It is four days since President Cyril Ramaphosa announced his plans to end the 15 years of electricity blackouts, and I just don’t understand how his new initiatives will work.
The president has appointed a minister of electricity. That new minister must work with the minister of energy Gwede Mantashe. He also has to work with the man who has direct oversight over Eskom, minister of public enterprises Pravin Gordhan. Then, because we have a state of disaster led by the brilliant minister of co-operative governance, Nkosazana Dlamini-Zuma, this new minister will have to work with her too. Because this minister will be placed in the Presidency, he will be reporting to Ramaphosa as well. Then, because he will need money, this minister will have to go begging to the man who holds the purse strings, finance minister Enoch Godongwana.
Now imagine what the chairperson of the board of Eskom has to deal with over the next few weeks. This greenhorn minister of electricity will be demanding briefings from him. MPs have been tossing their toys out as well, demanding the board’s presence — and that of Eskom management — at their meetings. Mantashe wants to be heard, as does Gordhan and Godongwana.
I am sure the members of Ramaphosa’s just energy transition teams also want the Eskom board and management to give them a hearing. There is also the president’s national energy crisis committee, a body that’s also solving our electricity problem for us.
Seriously, who is running this thing? Instead of confronting the problem and dealing with it, Ramaphosa has merely thrown more bodies at it. As he has done in five years of governing (in which he has thrown powerless committees at many of the problems that have crossed his desk), he is bloating his cabinet even further with a job that at least six ministers are busy with right now.
Like so many other South Africans, I desperately want this new solution to work.
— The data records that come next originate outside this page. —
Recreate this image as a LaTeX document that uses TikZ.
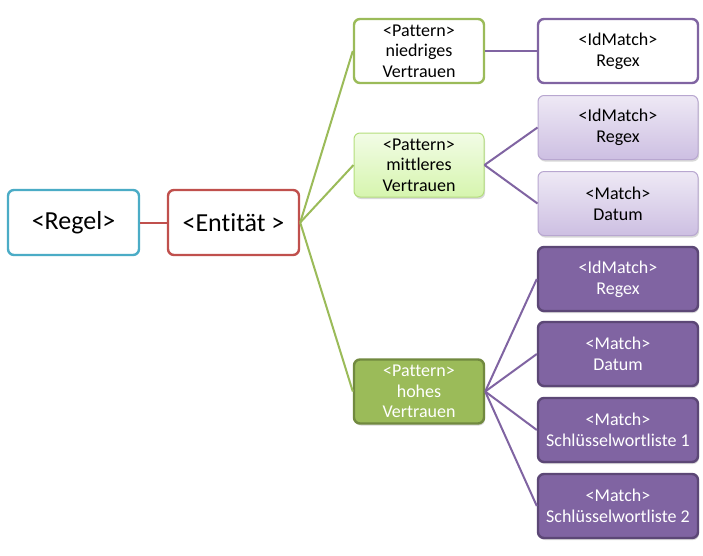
\documentclass[tikz,border=0pt]{standalone}
\usepackage{fontspec}
\setmainfont[Ligatures=NoCommon]{Carlito}
\usetikzlibrary{shadows}
\definecolor{cyanb}{HTML}{4BACC6}
\definecolor{redb}{HTML}{C0504D}
\definecolor{greenb}{HTML}{9BBB59}
\definecolor{greend}{HTML}{71893F}
\definecolor{greenl}{HTML}{B4DE7C}
\definecolor{greentop}{HTML}{F2FCE6}
\definecolor{greenbot}{HTML}{D6F5AE}
\definecolor{purpb}{HTML}{8064A2}
\definecolor{purpd}{HTML}{5C4776}
\definecolor{purpl}{HTML}{B8A7D0}
\definecolor{purptop}{HTML}{EEE9F5}
\definecolor{purpbot}{HTML}{CDBFE2}
\tikzset{
  x=1pt,y=-1pt,
  box/.style={rounded corners=6pt, line width=2.4pt, align=center, inner sep=0pt, font=\fontsize{18}{20.7}\selectfont},
  bigbox/.style={box, minimum width=131pt, minimum height=65pt, font=\fontsize{26}{30}\selectfont},
  patbox/.style={box, minimum width=130pt, minimum height=64pt},
  matbox/.style={box, minimum width=160pt, minimum height=64pt},
  softshadow/.style={drop shadow={shadow xshift=1pt, shadow yshift=-2pt, opacity=0.25, fill=black!60}},
  lightgreen/.style={patbox, draw=greenl, line width=1pt, top color=greentop, bottom color=greenbot, softshadow},
  lightpurp/.style={matbox, draw=purpl, line width=1pt, top color=purptop, bottom color=purpbot, softshadow},
  darkpurp/.style={matbox, draw=purpd, fill=purpb, text=white, softshadow},
  gline/.style={draw=greenb, line width=2pt},
  pline/.style={draw=purpb, line width=2pt},
}
\begin{document}
\begin{tikzpicture}
\useasboundingbox[fill=white] (0,0) rectangle (703,555);
\node[bigbox, draw=cyanb, fill=white] (regel) at (73.5,222.5) {<Regel>};
\node[bigbox, draw=redb, fill=white] (ent) at (233.5,222.5) {<Entität >};
\node[patbox, draw=greenb, fill=white] (pn) at (419,51) {<Pattern>\\niedriges\\Vertrauen};
\node[lightgreen] (pm) at (419,165) {<Pattern>\\mittleres\\Vertrauen};
\node[patbox, draw=greend, fill=greenb, text=white, softshadow] (ph) at (419,391.5) {<Pattern>\\hohes\\Vertrauen};
\node[matbox, draw=purpb, fill=white] (n1) at (618,51) {<IdMatch>\\Regex};
\node[lightpurp] (m1) at (618,127.5) {<IdMatch>\\Regex};
\node[lightpurp] (m2) at (618,203.5) {<Match>\\Datum};
\node[darkpurp] (h1) at (618,279) {<IdMatch>\\Regex};
\node[darkpurp] (h2) at (618,354) {<Match>\\Datum};
\node[darkpurp] (h3) at (618,430) {<Match>\\Schlüsselwortliste 1};
\node[darkpurp] (h4) at (618,506) {<Match>\\Schlüsselwortliste 2};
\draw[draw=redb, line width=2pt] (regel.east) -- (ent.west);
\draw[gline] (ent.east) -- (pn.west);
\draw[gline] (ent.east) -- (pm.west);
\draw[gline] (ent.east) -- (ph.west);
\draw[pline] (pn.east) -- (n1.west);
\draw[pline] (pm.east) -- (m1.west);
\draw[pline] (pm.east) -- (m2.west);
\draw[pline] (ph.east) -- (h1.west);
\draw[pline] (ph.east) -- (h2.west);
\draw[pline] (ph.east) -- (h3.west);
\draw[pline] (ph.east) -- (h4.west);
\end{tikzpicture}
\end{document}
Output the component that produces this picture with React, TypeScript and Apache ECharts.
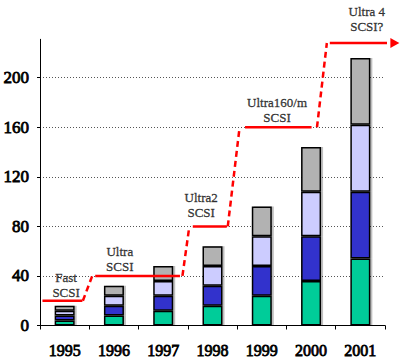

Like so many other South Africans, I desperately want this new solution to work. Sadly, it is clear it simply cannot. The ministry is already being downgraded into a “project management office” by the likes of Mantashe, who told the Sunday Times at the weekend: “To me, my understanding of this intervention from the president is that we must approach this issue as a project management intervention so that we project-manage the management of load-shedding.”
So what will the incoming Eskom CEO do?
This will be a ministry without any powers, without any infrastructure and likely to be without longevity. It will be something like the appointment of Sipho Nkosi — appointed last year to lead a team in Ramaphosa’s office to cut red tape across government — and of Daniel Mminele as energy transition finance task team head. Here today, gone tomorrow.
Over and above the creation of an electricity ministry on top of the many other committees and ministers working on load-shedding, there is something sadder: the declaration of a state of disaster. The declaration is an admission of failure. It is an admission that, 25 years after the Eskom crisis was brought before the cabinet in 1998, the ANC and its successive leaders have failed to resolve it using the ordinary tools of government that every administration in the world uses to provide electricity.
In the Government Gazette on Thursday, Dlamini-Zuma said the declaration of a state of disaster was meant to assist and protect the public, provide relief to the public, protect property, prevent or combat disruption, and deal with the destructive nature and other effects of the disaster. It is the job of government to do all these things. Why do we need to suspend our very fine constitutional laws to achieve what other governments achieve with regular, peacetime rules and regulations?
Instead of doing things in the light, we are shifting the building of electricity infrastructure and resolving these problems to the dark.
This is a dangerous step. Instead of doing things in the light, we are shifting the building of electricity infrastructure and resolving these problems to the dark. A national state of disaster gives government leaders the ability to bypass legislative steps. In one fell swoop, the protections we have built into our laws to combat corruption can be bypassed because the same people who collapsed the electricity system now tell us suspending the laws is the only way to fix the problem.
There is something debilitating about this government’s contortions on the electricity issue. So far it has been one useless initiative after another. The results are profoundly negative. For ordinary South Africans, things are getting worse. For domestic and international investors, SA looks like a country sliding into chaos.
Well-intentioned as Ramaphosa’s interventions on Thursday are, that they have clearly not been thought through means they will not give us the desired results. We will be in the dark for a while longer.